Liverpool. It’s the home of: the Beatles; two world class soccer teams; the internationally famous dockers’ strike of 1995; and a socialist city council that had the courage to stand up to Margaret Thatcher and a Conservative government intent on kicking the city when it was down (close to 30 per cent of the city was unemployed in the mid-80s).
Yet times change: only Paul and Ringo are left in the land of the mortal; Liverpool Football Club are top class but their local rivals, Everton, are shadows of their former selves; the docks remain, but the dockers do not, replaced by cranes and containers; and as for the city council, it neither has the political will nor the way to make a stand against Tony Blair’s Thatcherism-with-a-human-face which has done so little for the city’s working class.
For some residents of the city, things are looking up. The European Union selected Liverpool as the 2008 Capital of Culture (a bit like the Olympic blessing when it comes to bringing positive attention to a forgotten place). Investment has poured into a rejuvenating city centre. And empty warehouses that once stock piled England’s sugar and tea are being reborn as chic condos and urban lofts.
But for many working class residents of Liverpool, Tony Blair’s Cool Britannia has left them in the cold. Along with much of England’s North, Liverpool has been hit by waves of deindustrialization that began in the 1970s. Well-paid, blue-collar union jobs have been replaced by a flexible labour market awash with temporary positions and service sector McJobs.
Union density has plummeted and the city’s outer districts — places like Speke, Kirkby and Huyton — are ravaged by unemployment, underemployment and increasing socio-economic marginalization. Racial tensions have risen: the number of racist attacks in one of the city’s most deprived boroughs, Knowsley, has increased three-fold since 2003.
For all its Capital of Culture hype, it’s in this last respect that Liverpool most sadly resembles other northern towns like Bradford, Burnley and Oldham where tensions between Asian and white youth (stoked by British Nationalist Party activists) in 2001 led to the worst rioting the UK has seen since the urban unrest of Thatcher’s early days in power.
Liverpool doesn’t have a large Asian population, but long-time Black residents, recent African immigrants, and asylum seekers are all increasingly targets of racial violence. Last July, Anthony Walker, a young Black man with dreams of law school, was viciously murdered by two white youths in the city’s Huyton district. While waiting for their bus, Walker, his girlfriend and his cousin were subject to a torrent of racial abuse from the two youths. When one of the assailants pulled out an axe, Walker’s cousin and girlfriend ran for help. Upon their return they discovered Walker collapsed on the sidewalk with an axe embedded in his skull.
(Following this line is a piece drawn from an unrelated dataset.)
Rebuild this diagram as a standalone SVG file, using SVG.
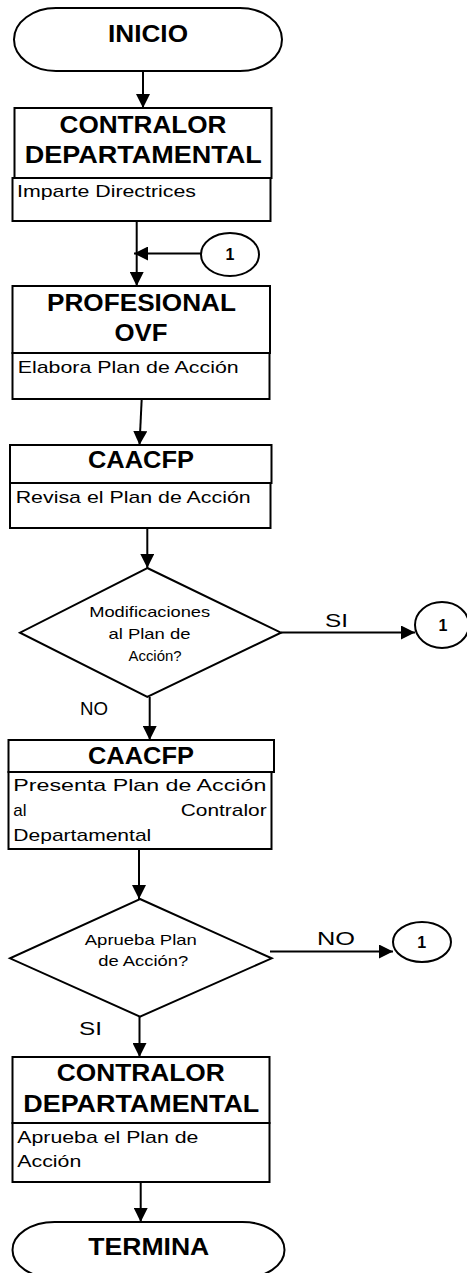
<svg xmlns="http://www.w3.org/2000/svg" width="467" height="1273" viewBox="0 0 467 1273">
<defs>
<marker id="ah" viewBox="0 0 14 14" refX="14" refY="7" markerWidth="14" markerHeight="14" markerUnits="userSpaceOnUse" orient="auto">
<path d="M0,0 L14,7 L0,14 Z" fill="#000"/>
</marker>
<style>
.shape{fill:#fff;stroke:#000;stroke-width:2}
.con{fill:none;stroke:#000;stroke-width:2;marker-end:url(#ah)}
.t{font-family:"Liberation Sans",Arial,sans-serif;font-weight:bold;font-size:24px;text-anchor:middle;fill:#000}
.b{font-family:"Liberation Sans",Arial,sans-serif;font-size:17px;fill:#000}
.d{font-family:"Liberation Sans",Arial,sans-serif;font-size:15px;text-anchor:middle;fill:#000}
.l{font-family:"Liberation Sans",Arial,sans-serif;font-size:19px;fill:#000}
.n{font-family:"Liberation Sans",Arial,sans-serif;font-weight:bold;font-size:16px;text-anchor:middle;fill:#000}
</style>
</defs>
<rect width="467" height="1273" fill="#fff"/>
<g id="connectors">
<line class="con" x1="143" y1="71" x2="143" y2="108"/>
<line class="con" x1="136.7" y1="221" x2="136.7" y2="286"/>
<line class="con" x1="201" y1="253.5" x2="134" y2="253.5"/>
<line class="con" x1="141.7" y1="399" x2="139.5" y2="445"/>
<line class="con" x1="147.3" y1="528" x2="147.3" y2="568"/>
<line class="con" x1="281" y1="632.5" x2="415" y2="632.5"/>
<line class="con" x1="149.7" y1="697" x2="149.7" y2="740"/>
<line class="con" x1="139" y1="849" x2="139" y2="899"/>
<line class="con" x1="270" y1="951.5" x2="393" y2="951.5"/>
<line class="con" x1="139.5" y1="1016.7" x2="139.5" y2="1057"/>
<line class="con" x1="140.7" y1="1183" x2="140.7" y2="1222"/>
<text class="l" x="325" y="626.7" textLength="23" lengthAdjust="spacingAndGlyphs">SI</text>
<text class="l" x="80" y="715" textLength="28" lengthAdjust="spacingAndGlyphs">NO</text>
<text class="l" x="317" y="944.5" textLength="38" lengthAdjust="spacingAndGlyphs">NO</text>
<text class="l" x="79" y="1035" textLength="23" lengthAdjust="spacingAndGlyphs">SI</text>
</g>
<g id="inicio">
<rect class="shape" x="14" y="8" width="268" height="63" rx="42" ry="31.5"/>
<text class="t" x="148" y="42" textLength="80" lengthAdjust="spacingAndGlyphs">INICIO</text>
</g>
<g id="contralor1">
<rect class="shape" x="14.5" y="108" width="257" height="70"/>
<rect class="shape" x="12.5" y="178" width="258" height="43"/>
<text class="t" x="143" y="132.7" textLength="167" lengthAdjust="spacingAndGlyphs">CONTRALOR</text>
<text class="t" x="143.3" y="163.3" textLength="237" lengthAdjust="spacingAndGlyphs">DEPARTAMENTAL</text>
<text class="b" x="17" y="197" textLength="179" lengthAdjust="spacingAndGlyphs">Imparte Directrices</text>
</g>
<g id="conector1a">
<ellipse class="shape" cx="230" cy="254.5" rx="29" ry="21.5"/>
<text class="n" x="230" y="260">1</text>
</g>
<g id="profesional">
<rect class="shape" x="12.5" y="286" width="257.5" height="67"/>
<rect class="shape" x="12.5" y="353" width="257" height="46"/>
<text class="t" x="141.5" y="310.7" textLength="189" lengthAdjust="spacingAndGlyphs">PROFESIONAL</text>
<text class="t" x="141" y="340.7" textLength="53" lengthAdjust="spacingAndGlyphs">OVF</text>
<text class="b" x="17.7" y="372.7" textLength="221" lengthAdjust="spacingAndGlyphs">Elabora Plan de Acción</text>
</g>
<g id="caacfp1">
<rect class="shape" x="10" y="445" width="261.5" height="38"/>
<rect class="shape" x="10" y="483" width="260.5" height="45"/>
<text class="t" x="141" y="468.3" textLength="106" lengthAdjust="spacingAndGlyphs">CAACFP</text>
<text class="b" x="15.7" y="502.7" textLength="235" lengthAdjust="spacingAndGlyphs">Revisa el Plan de Acción</text>
</g>
<g id="decision1">
<polygon class="shape" points="147.3,568 281,632.7 147.3,697 20,632.7"/>
<text class="d" x="149.7" y="617.3" textLength="121" lengthAdjust="spacingAndGlyphs">Modificaciones</text>
<text class="d" x="149.5" y="639.3" textLength="82" lengthAdjust="spacingAndGlyphs">al Plan de</text>
<text class="d" x="155" y="660.7" textLength="53" lengthAdjust="spacingAndGlyphs">Acción?</text>
</g>
<g id="conector1b">
<ellipse class="shape" cx="442" cy="625" rx="27" ry="23"/>
<text class="n" x="443" y="631">1</text>
</g>
<g id="caacfp2">
<rect class="shape" x="8.5" y="740" width="265.5" height="32"/>
<rect class="shape" x="8.5" y="772" width="263" height="77"/>
<text class="t" x="141" y="764" textLength="106" lengthAdjust="spacingAndGlyphs">CAACFP</text>
<text class="b" x="13.3" y="790.7" textLength="253" lengthAdjust="spacingAndGlyphs">Presenta Plan de Acción</text>
<text class="b" x="13.3" y="816">al</text>
<text class="b" x="266.7" y="816" text-anchor="end" textLength="86" lengthAdjust="spacingAndGlyphs">Contralor</text>
<text class="b" x="13.3" y="840.7" textLength="138" lengthAdjust="spacingAndGlyphs">Departamental</text>
</g>
<g id="decision2">
<polygon class="shape" points="140,899 271.7,958.3 140,1016.7 10,958.3"/>
<text class="d" x="140.8" y="945" textLength="112" lengthAdjust="spacingAndGlyphs">Aprueba Plan</text>
<text class="d" x="143.3" y="966" textLength="90" lengthAdjust="spacingAndGlyphs">de Acción?</text>
</g>
<g id="conector1c">
<ellipse class="shape" cx="422" cy="942" rx="29" ry="20"/>
<text class="n" x="421.7" y="948">1</text>
</g>
<g id="contralor2">
<rect class="shape" x="12.5" y="1057" width="257" height="66"/>
<rect class="shape" x="12.5" y="1123" width="257" height="59"/>
<text class="t" x="140.8" y="1081" textLength="168" lengthAdjust="spacingAndGlyphs">CONTRALOR</text>
<text class="t" x="141.3" y="1111.7" textLength="236" lengthAdjust="spacingAndGlyphs">DEPARTAMENTAL</text>
<text class="b" x="17.3" y="1143.3" textLength="181" lengthAdjust="spacingAndGlyphs">Aprueba el Plan de</text>
<text class="b" x="17.3" y="1166.7" textLength="64" lengthAdjust="spacingAndGlyphs">Acción</text>
</g>
<g id="termina">
<rect class="shape" x="12.5" y="1222" width="272" height="56" rx="42" ry="28"/>
<text class="t" x="148.8" y="1255" textLength="121" lengthAdjust="spacingAndGlyphs">TERMINA</text>
</g>
</svg>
Less than a year since Walker’s murder, the British National Party has decided to run a candidate in Huyton in the upcoming council elections. These elections will decide the political make-up of municipal governments across the UK. Formerly the BNP was only a threat in the most racially segregated of England’s cities, those most ravaged by racial tensions and economic inequality. But as the British newspaper The Independent recently reported, close to one quarter of Britons are considering voting BNP in the upcoming elections. This would unquestionably be the highest level of popular support the party has ever received.
Gary Aronsson, an unemployed factory worker and life-long resident of the area, is the BNP’s man in Huyton. He is also a former Labour Party activist and member of the Fabian Society (the socialist society founded by Sidney and Beatrice Webb which counted H.G. Wells and George Bernard Shaw amongst its early members). The history of European fascism tells us that an alienated and desperate white working class with a convenient scapegoat for their ills — whether it’s Jews in 1930s Germany or South Asians, Blacks and asylum seekers in 2006 Britain — is an ominous prospect.
Traditionally reliant on the Labour Party to deliver the goods, the white working class is turning to the BNP or simply not voting. Former Labour Party strongholds have seen upsurges in BNP support as well as record levels of abstention. These trends run parallel to the popularity of Jean Marie Le Pen in France or Jorge Haider in Austria where sections of the white working class have shifted their support from the radical left to the far-right.
As French President Jacques Chirac does, Tony Blair only adds fuel to the fire with his party’s xenophobic rhetoric around immigration and the racially coded discourse of assimilation and in particular, Muslim, integration. By not putting its full weight behind national anti-racism initiatives and local campaigns, New Labour stands complicit with the rise of Britain’s hard right. The Party’s political response to the BNPs popularity is abysmal as Blair has put cuts to council taxes and eliminating “anti-social behaviour” among Labour’s top three priorities in its election platform.
The results of the UK’s council elections — especially in places like Liverpool’s Huyton district — should be watched with a wary eye by the Left in the UK and abroad.